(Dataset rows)

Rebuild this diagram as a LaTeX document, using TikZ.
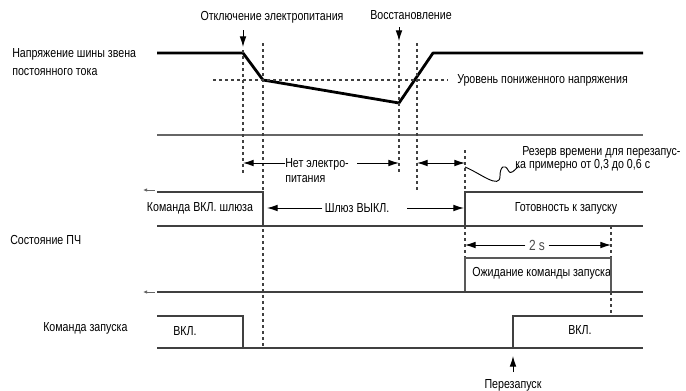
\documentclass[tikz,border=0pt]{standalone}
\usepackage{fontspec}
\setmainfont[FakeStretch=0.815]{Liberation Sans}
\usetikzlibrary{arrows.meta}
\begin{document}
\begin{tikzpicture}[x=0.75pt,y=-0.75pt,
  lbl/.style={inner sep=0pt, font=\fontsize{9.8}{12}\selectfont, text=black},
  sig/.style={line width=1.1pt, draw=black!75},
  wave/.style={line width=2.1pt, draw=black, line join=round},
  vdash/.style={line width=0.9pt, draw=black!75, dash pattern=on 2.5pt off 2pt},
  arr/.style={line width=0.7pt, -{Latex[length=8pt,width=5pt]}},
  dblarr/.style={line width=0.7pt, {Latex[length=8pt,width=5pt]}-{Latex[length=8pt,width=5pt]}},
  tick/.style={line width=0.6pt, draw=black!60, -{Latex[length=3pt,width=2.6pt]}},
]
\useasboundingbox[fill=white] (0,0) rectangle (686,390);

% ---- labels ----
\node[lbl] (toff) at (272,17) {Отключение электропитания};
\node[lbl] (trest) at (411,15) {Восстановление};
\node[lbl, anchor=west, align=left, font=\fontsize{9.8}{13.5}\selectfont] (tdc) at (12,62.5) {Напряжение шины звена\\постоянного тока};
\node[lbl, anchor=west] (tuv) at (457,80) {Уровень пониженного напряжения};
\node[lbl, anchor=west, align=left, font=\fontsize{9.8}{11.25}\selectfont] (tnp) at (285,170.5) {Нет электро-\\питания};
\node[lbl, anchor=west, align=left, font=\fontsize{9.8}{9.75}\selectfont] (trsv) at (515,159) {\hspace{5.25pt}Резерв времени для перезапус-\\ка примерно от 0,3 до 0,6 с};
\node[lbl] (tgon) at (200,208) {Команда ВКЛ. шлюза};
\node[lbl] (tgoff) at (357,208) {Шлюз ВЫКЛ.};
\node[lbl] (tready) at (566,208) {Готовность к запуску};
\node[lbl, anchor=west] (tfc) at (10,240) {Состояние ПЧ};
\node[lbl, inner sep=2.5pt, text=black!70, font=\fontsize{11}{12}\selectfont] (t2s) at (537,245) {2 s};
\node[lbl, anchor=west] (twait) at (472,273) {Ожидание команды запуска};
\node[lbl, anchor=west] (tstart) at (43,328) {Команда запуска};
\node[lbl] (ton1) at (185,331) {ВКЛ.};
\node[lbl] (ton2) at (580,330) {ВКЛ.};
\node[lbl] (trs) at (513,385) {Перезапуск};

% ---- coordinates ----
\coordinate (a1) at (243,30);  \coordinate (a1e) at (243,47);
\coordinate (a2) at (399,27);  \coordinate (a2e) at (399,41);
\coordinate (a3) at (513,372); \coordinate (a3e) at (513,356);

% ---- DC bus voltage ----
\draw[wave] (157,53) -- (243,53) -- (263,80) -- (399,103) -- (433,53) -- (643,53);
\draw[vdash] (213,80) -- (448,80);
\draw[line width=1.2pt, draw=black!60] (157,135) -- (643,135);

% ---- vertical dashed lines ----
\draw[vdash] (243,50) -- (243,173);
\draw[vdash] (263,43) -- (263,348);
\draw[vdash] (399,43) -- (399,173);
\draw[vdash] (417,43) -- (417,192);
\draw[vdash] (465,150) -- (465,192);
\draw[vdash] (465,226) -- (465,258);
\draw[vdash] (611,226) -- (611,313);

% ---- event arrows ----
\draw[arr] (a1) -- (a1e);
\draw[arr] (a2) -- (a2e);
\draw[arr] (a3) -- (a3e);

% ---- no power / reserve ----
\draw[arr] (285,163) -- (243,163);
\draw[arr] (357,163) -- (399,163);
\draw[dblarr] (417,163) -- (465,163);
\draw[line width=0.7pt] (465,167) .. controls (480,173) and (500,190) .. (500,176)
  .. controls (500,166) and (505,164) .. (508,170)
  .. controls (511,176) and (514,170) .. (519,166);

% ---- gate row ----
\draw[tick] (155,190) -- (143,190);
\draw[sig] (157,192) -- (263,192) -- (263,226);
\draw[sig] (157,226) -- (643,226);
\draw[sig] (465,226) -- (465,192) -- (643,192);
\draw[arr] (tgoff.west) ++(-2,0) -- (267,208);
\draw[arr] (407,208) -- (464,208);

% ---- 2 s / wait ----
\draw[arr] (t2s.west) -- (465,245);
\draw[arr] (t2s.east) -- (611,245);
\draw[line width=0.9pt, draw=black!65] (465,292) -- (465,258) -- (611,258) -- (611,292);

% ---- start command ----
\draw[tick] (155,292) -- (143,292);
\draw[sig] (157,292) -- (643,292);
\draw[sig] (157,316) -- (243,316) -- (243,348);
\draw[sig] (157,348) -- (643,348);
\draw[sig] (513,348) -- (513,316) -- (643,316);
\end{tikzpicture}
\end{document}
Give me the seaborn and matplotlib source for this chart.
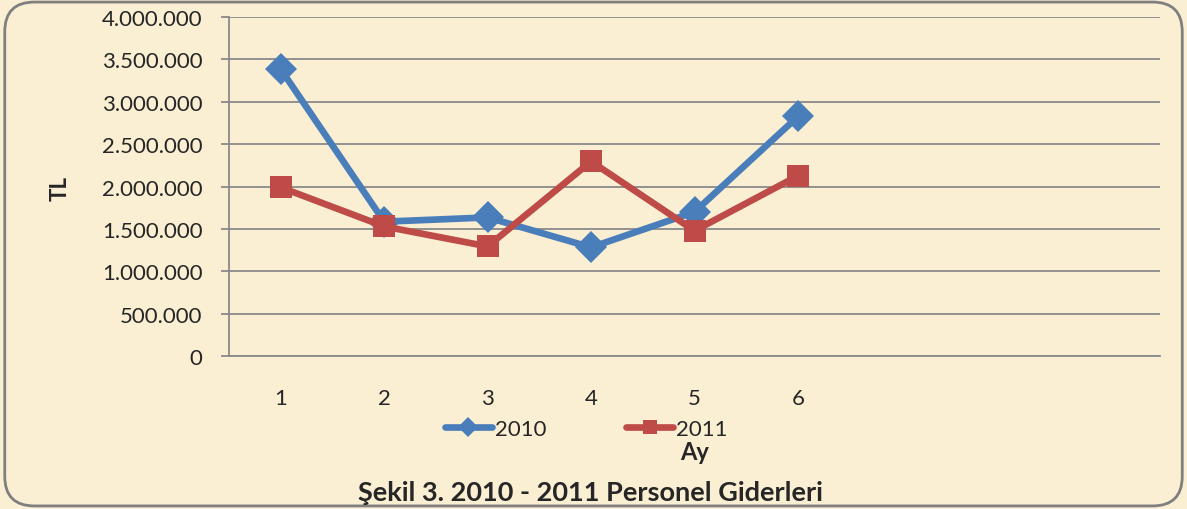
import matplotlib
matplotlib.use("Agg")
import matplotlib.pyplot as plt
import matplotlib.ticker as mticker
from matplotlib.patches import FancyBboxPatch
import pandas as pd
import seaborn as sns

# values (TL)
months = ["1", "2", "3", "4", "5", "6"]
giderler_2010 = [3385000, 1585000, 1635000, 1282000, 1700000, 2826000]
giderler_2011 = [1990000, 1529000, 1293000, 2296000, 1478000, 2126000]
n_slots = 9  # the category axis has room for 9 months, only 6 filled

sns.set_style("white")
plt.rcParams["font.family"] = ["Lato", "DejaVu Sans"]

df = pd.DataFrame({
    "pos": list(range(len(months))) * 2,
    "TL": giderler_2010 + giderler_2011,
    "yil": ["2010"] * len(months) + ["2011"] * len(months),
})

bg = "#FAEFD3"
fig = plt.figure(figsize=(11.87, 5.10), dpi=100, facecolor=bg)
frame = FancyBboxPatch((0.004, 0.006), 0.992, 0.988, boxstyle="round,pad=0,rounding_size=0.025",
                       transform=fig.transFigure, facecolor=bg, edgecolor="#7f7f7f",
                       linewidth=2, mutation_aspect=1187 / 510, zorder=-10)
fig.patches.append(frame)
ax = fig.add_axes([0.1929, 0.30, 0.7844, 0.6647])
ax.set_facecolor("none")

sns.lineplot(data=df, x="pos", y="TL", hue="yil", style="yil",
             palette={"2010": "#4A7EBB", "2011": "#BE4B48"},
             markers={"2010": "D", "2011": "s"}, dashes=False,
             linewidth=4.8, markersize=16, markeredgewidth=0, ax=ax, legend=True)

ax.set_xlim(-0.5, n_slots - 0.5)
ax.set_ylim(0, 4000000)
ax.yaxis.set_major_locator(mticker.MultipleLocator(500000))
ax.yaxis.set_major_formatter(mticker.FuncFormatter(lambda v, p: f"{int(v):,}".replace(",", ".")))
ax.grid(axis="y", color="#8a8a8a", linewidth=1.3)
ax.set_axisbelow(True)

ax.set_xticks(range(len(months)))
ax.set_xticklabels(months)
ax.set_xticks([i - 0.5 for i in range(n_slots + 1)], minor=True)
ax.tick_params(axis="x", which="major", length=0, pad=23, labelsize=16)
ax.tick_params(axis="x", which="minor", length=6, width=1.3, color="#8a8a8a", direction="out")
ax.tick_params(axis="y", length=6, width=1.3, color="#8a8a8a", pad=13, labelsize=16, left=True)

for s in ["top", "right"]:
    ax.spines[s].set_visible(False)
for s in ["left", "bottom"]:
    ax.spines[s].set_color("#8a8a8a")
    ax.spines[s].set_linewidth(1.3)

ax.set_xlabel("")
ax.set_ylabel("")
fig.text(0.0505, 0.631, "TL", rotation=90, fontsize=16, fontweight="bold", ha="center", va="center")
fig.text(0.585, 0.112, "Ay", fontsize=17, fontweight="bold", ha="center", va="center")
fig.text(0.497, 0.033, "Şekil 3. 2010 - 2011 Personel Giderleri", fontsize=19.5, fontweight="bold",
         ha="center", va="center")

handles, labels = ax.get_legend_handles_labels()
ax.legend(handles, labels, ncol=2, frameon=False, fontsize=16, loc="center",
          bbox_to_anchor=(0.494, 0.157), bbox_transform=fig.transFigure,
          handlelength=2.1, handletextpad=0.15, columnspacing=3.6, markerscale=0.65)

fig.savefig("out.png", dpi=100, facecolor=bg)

Task goal:
In the listing above, find the line containing "Give me the" and the line containing "ax.set_axisbelow(True)". Reproduce those lines and all between them exactly, with no pictures and nothing more.

The response:
Give me the seaborn and matplotlib source for this chart.
import matplotlib
matplotlib.use("Agg")
import matplotlib.pyplot as plt
import matplotlib.ticker as mticker
from matplotlib.patches import FancyBboxPatch
import pandas as pd
import seaborn as sns

# values (TL)
months = ["1", "2", "3", "4", "5", "6"]
giderler_2010 = [3385000, 1585000, 1635000, 1282000, 1700000, 2826000]
giderler_2011 = [1990000, 1529000, 1293000, 2296000, 1478000, 2126000]
n_slots = 9  # the category axis has room for 9 months, only 6 filled

sns.set_style("white")
plt.rcParams["font.family"] = ["Lato", "DejaVu Sans"]

df = pd.DataFrame({
    "pos": list(range(len(months))) * 2,
    "TL": giderler_2010 + giderler_2011,
    "yil": ["2010"] * len(months) + ["2011"] * len(months),
})

bg = "#FAEFD3"
fig = plt.figure(figsize=(11.87, 5.10), dpi=100, facecolor=bg)
frame = FancyBboxPatch((0.004, 0.006), 0.992, 0.988, boxstyle="round,pad=0,rounding_size=0.025",
                       transform=fig.transFigure, facecolor=bg, edgecolor="#7f7f7f",
                       linewidth=2, mutation_aspect=1187 / 510, zorder=-10)
fig.patches.append(frame)
ax = fig.add_axes([0.1929, 0.30, 0.7844, 0.6647])
ax.set_facecolor("none")

sns.lineplot(data=df, x="pos", y="TL", hue="yil", style="yil",
             palette={"2010": "#4A7EBB", "2011": "#BE4B48"},
             markers={"2010": "D", "2011": "s"}, dashes=False,
             linewidth=4.8, markersize=16, markeredgewidth=0, ax=ax, legend=True)

ax.set_xlim(-0.5, n_slots - 0.5)
ax.set_ylim(0, 4000000)
ax.yaxis.set_major_locator(mticker.MultipleLocator(500000))
ax.yaxis.set_major_formatter(mticker.FuncFormatter(lambda v, p: f"{int(v):,}".replace(",", ".")))
ax.grid(axis="y", color="#8a8a8a", linewidth=1.3)
ax.set_axisbelow(True)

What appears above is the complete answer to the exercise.